----- DATA FOR THIS TASK

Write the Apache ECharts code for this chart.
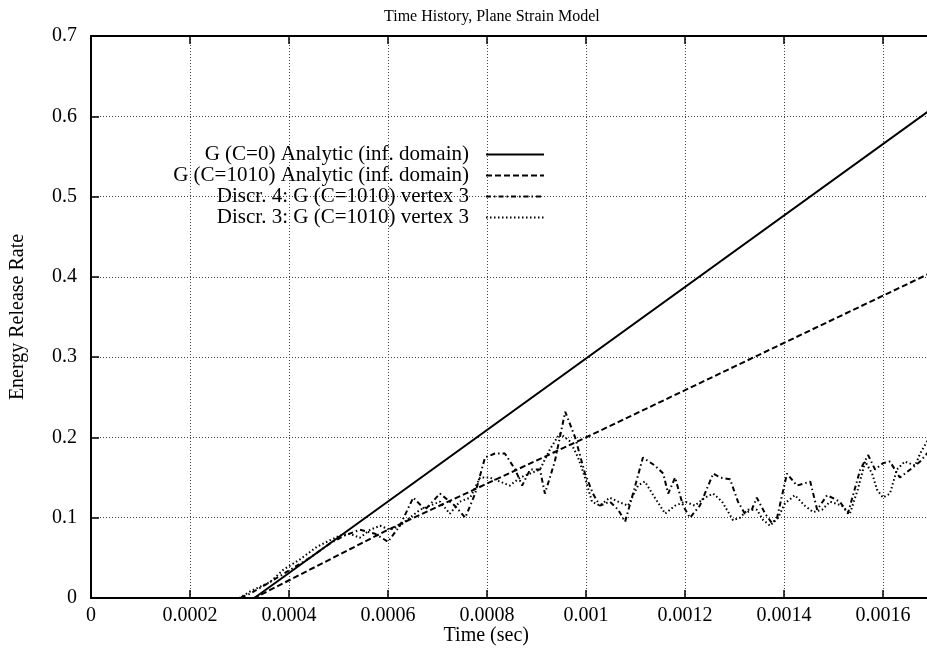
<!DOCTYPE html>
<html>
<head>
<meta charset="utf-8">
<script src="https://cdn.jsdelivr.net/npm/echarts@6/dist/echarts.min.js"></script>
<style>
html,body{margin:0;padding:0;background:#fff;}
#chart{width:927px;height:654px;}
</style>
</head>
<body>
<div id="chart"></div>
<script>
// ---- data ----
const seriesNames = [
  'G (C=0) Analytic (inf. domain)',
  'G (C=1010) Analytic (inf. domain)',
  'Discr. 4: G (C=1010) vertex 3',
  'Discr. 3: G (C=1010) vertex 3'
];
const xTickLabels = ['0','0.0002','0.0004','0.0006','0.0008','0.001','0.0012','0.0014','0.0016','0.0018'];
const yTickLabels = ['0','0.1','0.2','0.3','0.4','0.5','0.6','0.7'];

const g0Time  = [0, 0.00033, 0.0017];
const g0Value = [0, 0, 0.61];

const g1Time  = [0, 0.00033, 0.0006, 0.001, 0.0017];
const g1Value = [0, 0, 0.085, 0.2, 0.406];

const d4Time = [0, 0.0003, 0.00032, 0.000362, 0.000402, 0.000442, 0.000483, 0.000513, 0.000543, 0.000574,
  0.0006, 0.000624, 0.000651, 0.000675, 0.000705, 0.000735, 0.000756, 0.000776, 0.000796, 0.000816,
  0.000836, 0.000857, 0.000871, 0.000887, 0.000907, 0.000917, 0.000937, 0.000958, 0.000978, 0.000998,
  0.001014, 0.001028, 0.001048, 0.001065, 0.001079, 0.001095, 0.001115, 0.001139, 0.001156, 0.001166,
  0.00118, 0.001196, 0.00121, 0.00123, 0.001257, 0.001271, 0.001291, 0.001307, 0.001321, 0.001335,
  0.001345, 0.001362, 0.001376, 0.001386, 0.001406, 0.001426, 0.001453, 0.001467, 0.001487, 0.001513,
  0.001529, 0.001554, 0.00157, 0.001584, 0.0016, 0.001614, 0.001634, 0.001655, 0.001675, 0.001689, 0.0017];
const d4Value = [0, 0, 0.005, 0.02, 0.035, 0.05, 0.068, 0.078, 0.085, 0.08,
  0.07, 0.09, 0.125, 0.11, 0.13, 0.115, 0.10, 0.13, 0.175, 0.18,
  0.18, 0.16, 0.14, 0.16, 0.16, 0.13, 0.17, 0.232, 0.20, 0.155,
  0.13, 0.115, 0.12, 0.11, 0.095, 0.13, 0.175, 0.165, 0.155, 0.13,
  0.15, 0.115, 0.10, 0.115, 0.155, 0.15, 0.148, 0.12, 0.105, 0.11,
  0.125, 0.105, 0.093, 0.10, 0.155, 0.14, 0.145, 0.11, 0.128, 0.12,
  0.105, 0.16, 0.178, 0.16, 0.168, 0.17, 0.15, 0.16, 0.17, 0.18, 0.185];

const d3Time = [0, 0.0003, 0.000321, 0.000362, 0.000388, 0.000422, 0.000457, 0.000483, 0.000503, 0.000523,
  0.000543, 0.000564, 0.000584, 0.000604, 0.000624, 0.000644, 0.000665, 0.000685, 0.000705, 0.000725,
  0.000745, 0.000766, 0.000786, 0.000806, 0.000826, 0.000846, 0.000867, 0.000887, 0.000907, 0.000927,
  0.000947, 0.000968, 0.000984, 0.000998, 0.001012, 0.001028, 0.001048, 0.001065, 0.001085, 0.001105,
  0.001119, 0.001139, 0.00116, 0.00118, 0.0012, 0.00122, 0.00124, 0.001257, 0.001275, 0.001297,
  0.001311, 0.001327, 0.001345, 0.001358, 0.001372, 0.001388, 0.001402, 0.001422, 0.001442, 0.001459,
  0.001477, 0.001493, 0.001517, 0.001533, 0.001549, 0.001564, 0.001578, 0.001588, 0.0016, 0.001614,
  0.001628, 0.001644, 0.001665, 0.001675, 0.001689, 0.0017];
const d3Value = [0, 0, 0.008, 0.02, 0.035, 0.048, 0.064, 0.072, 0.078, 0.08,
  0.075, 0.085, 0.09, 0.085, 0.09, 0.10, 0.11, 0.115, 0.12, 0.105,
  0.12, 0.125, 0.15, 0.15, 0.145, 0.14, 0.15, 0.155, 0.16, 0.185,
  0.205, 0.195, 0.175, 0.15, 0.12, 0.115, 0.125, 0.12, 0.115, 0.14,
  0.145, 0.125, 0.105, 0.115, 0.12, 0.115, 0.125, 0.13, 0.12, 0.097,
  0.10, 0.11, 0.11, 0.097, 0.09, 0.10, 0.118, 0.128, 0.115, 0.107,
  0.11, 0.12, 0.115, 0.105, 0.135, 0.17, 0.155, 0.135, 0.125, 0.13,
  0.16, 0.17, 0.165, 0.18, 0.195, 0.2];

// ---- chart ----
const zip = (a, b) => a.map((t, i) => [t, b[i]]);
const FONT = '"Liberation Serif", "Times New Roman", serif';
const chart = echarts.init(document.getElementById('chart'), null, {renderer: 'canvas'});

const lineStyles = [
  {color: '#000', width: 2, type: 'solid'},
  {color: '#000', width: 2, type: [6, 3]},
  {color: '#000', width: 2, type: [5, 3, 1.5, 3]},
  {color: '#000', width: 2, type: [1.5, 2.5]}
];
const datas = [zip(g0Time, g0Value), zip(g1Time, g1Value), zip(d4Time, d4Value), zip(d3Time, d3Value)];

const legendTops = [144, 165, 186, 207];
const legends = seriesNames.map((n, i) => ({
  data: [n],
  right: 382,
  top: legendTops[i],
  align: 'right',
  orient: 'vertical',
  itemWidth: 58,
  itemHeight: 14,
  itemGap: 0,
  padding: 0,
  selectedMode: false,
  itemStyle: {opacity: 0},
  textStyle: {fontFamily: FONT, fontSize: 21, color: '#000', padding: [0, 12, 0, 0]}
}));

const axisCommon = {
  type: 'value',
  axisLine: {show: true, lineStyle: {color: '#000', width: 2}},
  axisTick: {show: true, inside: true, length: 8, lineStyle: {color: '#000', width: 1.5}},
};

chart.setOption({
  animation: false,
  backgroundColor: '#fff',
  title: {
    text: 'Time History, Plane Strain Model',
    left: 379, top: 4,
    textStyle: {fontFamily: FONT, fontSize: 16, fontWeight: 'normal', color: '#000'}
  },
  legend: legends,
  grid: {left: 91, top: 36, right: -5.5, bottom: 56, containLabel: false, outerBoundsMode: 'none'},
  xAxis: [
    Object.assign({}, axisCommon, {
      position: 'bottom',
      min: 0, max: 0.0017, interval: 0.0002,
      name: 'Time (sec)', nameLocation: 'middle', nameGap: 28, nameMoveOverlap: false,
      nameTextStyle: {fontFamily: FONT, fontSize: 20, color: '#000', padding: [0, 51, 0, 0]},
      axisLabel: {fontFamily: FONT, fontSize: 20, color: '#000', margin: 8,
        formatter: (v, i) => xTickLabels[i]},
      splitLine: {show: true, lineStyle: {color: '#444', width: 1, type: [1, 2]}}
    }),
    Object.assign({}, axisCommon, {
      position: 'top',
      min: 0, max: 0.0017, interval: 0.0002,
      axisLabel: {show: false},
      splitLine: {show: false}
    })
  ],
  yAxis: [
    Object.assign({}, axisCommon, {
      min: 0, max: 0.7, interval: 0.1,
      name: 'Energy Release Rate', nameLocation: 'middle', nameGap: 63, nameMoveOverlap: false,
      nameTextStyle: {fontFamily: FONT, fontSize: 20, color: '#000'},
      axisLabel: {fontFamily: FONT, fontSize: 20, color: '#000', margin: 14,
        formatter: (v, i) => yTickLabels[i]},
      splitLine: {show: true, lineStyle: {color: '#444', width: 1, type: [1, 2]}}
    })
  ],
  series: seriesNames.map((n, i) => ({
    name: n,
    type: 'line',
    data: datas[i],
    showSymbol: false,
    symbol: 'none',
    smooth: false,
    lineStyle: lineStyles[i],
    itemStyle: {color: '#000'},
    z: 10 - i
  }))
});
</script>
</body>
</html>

----------
----- DATA FOR THIS TASK

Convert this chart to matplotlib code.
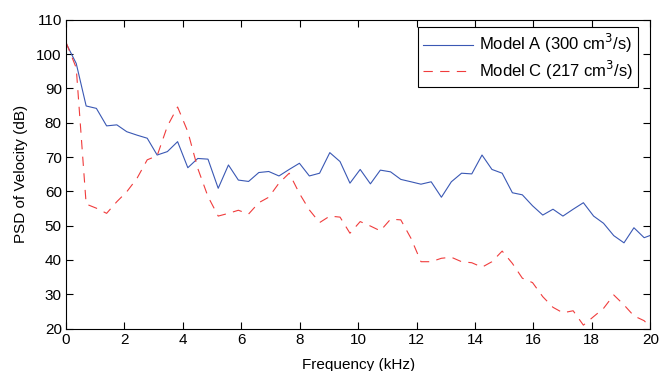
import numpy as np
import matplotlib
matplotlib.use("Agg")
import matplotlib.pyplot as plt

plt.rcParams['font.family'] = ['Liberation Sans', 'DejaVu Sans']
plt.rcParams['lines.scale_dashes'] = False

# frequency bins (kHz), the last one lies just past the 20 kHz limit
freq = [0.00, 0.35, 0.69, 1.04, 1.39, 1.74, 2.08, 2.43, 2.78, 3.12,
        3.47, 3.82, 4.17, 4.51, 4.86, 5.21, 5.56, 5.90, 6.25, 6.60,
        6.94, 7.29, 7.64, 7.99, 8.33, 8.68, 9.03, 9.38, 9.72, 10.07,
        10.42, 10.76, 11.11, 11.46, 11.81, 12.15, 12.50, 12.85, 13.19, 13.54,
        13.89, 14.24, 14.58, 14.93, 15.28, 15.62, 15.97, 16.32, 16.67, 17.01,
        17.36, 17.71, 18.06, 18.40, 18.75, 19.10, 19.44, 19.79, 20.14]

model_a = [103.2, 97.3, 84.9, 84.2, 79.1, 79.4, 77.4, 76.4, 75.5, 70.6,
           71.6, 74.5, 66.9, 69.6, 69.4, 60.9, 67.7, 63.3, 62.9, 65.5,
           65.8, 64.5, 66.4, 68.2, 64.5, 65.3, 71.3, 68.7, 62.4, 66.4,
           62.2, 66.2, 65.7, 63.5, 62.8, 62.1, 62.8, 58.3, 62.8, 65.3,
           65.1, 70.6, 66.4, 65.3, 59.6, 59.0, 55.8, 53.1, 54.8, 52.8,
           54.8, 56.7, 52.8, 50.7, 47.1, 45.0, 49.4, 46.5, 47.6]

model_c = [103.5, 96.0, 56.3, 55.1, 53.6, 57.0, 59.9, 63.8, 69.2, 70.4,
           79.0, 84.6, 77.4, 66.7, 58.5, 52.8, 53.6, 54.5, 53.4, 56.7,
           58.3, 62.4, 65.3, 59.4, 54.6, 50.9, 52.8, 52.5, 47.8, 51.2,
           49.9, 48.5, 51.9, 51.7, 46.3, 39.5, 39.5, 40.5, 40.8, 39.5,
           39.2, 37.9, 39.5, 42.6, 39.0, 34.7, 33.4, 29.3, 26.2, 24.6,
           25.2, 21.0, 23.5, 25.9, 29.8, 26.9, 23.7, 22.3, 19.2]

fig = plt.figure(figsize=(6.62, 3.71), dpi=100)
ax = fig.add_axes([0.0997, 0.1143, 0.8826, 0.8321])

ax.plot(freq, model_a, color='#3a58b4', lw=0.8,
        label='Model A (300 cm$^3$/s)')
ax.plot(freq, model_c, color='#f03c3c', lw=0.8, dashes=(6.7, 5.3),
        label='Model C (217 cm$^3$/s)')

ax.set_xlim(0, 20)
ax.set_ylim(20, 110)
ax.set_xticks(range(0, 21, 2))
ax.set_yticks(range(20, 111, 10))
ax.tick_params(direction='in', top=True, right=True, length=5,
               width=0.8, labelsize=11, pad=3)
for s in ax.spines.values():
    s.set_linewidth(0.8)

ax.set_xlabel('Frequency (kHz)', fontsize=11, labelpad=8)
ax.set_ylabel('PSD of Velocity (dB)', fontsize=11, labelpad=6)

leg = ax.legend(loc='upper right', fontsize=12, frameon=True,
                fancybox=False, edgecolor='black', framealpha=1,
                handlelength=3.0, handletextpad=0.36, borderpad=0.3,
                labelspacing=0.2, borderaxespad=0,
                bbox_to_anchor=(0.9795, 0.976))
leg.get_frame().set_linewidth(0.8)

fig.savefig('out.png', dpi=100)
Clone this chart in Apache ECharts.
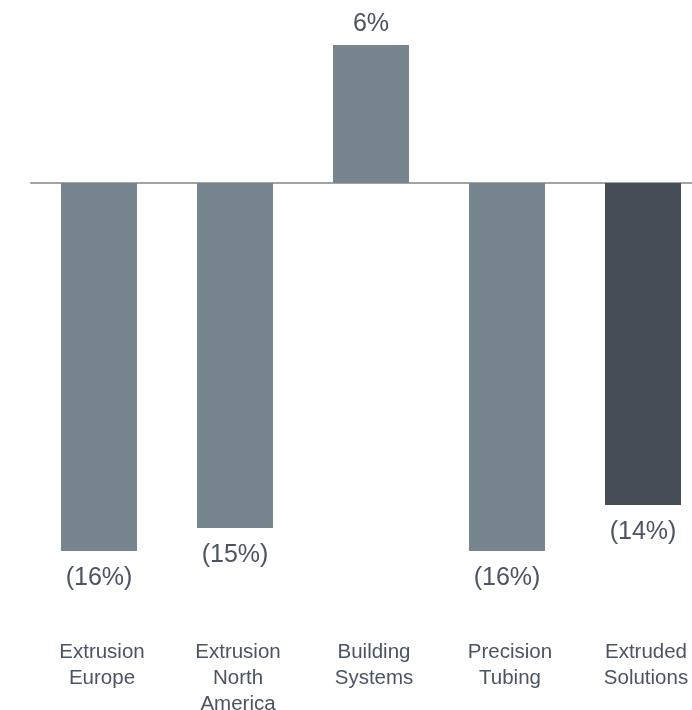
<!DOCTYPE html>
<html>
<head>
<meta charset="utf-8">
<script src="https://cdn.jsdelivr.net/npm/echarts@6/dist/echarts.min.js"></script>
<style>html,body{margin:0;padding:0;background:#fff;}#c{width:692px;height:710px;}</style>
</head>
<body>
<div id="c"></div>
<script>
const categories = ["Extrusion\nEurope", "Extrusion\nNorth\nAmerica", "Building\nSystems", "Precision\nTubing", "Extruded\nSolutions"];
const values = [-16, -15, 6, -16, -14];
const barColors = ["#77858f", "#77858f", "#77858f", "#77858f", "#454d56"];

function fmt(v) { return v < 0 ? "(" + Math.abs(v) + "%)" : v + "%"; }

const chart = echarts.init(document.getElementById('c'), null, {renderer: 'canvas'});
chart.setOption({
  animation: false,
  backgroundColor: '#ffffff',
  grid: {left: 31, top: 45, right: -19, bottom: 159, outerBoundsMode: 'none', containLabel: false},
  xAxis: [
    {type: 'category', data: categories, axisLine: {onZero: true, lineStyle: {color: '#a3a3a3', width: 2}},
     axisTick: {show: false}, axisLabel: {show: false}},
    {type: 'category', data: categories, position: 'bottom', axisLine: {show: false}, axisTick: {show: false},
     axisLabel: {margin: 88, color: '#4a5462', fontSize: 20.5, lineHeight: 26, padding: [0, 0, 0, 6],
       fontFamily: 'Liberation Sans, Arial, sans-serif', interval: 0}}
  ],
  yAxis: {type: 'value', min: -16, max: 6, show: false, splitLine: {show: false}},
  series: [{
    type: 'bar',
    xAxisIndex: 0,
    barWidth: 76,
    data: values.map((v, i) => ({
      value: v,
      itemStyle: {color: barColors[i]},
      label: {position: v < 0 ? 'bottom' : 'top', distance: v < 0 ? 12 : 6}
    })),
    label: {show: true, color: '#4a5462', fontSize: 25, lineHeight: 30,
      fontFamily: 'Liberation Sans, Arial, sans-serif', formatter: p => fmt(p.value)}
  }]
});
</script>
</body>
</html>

----------
----- DATA FOR THIS TASK

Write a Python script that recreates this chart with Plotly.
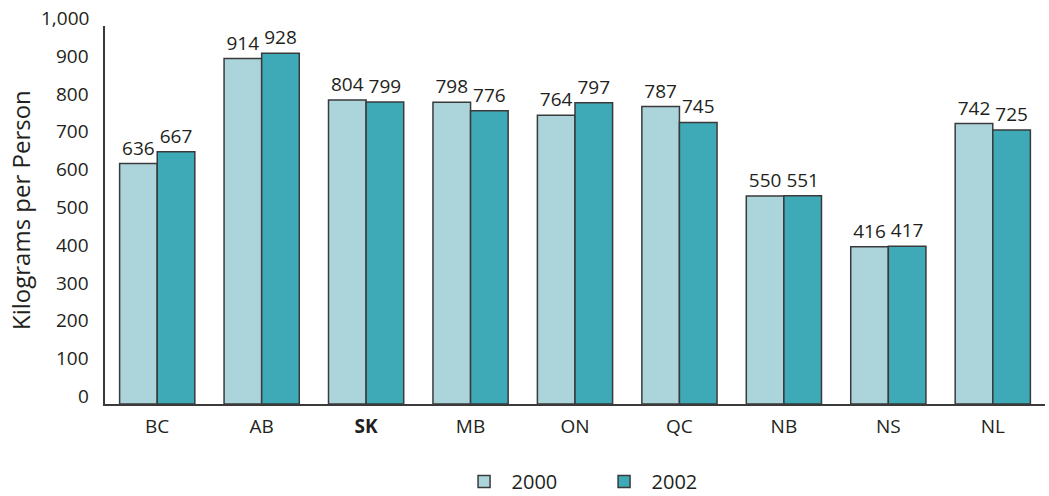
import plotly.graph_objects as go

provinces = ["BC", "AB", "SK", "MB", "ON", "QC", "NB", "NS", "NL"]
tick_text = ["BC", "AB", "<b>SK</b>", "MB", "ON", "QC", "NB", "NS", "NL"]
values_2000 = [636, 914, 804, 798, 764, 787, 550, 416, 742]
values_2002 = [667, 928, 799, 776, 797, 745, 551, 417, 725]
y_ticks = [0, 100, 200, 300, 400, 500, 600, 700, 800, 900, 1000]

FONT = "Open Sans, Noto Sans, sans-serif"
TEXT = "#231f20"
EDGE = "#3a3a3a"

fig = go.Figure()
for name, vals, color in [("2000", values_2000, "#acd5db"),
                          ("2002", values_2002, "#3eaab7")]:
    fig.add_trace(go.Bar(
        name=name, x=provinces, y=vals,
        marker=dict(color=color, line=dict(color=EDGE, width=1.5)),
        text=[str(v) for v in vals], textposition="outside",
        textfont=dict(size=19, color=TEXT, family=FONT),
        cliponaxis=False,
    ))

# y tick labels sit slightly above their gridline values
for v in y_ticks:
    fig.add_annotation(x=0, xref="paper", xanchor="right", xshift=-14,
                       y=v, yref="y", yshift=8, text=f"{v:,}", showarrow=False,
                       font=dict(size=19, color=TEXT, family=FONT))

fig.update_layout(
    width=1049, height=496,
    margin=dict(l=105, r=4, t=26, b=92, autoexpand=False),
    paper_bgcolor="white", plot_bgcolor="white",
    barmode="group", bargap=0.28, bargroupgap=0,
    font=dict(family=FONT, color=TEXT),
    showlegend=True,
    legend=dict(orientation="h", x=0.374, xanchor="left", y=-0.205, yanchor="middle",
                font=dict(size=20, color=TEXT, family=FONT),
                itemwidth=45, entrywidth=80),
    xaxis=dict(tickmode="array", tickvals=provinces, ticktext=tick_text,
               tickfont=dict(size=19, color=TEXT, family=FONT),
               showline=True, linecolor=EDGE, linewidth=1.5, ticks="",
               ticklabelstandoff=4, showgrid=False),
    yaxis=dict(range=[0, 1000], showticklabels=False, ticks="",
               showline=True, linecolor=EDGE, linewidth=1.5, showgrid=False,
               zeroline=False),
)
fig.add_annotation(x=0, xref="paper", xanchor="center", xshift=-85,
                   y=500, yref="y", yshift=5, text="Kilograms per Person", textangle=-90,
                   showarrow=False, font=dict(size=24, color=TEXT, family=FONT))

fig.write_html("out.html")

----------

GOAL: Using the data above, set down each line from the line with "Write the Apache ECharts code for this chart." to the line with "const g0Value = [0, 0, 0.61];" exactly, both ends included, and leave the pictures behind. Nothing else belongs.

EXERCISE ANSWER:
Write the Apache ECharts code for this chart.
<!DOCTYPE html>
<html>
<head>
<meta charset="utf-8">
<script src="https://cdn.jsdelivr.net/npm/echarts@6/dist/echarts.min.js"></script>
<style>
html,body{margin:0;padding:0;background:#fff;}
#chart{width:927px;height:654px;}
</style>
</head>
<body>
<div id="chart"></div>
<script>
// ---- data ----
const seriesNames = [
  'G (C=0) Analytic (inf. domain)',
  'G (C=1010) Analytic (inf. domain)',
  'Discr. 4: G (C=1010) vertex 3',
  'Discr. 3: G (C=1010) vertex 3'
];
const xTickLabels = ['0','0.0002','0.0004','0.0006','0.0008','0.001','0.0012','0.0014','0.0016','0.0018'];
const yTickLabels = ['0','0.1','0.2','0.3','0.4','0.5','0.6','0.7'];

const g0Time  = [0, 0.00033, 0.0017];
const g0Value = [0, 0, 0.61];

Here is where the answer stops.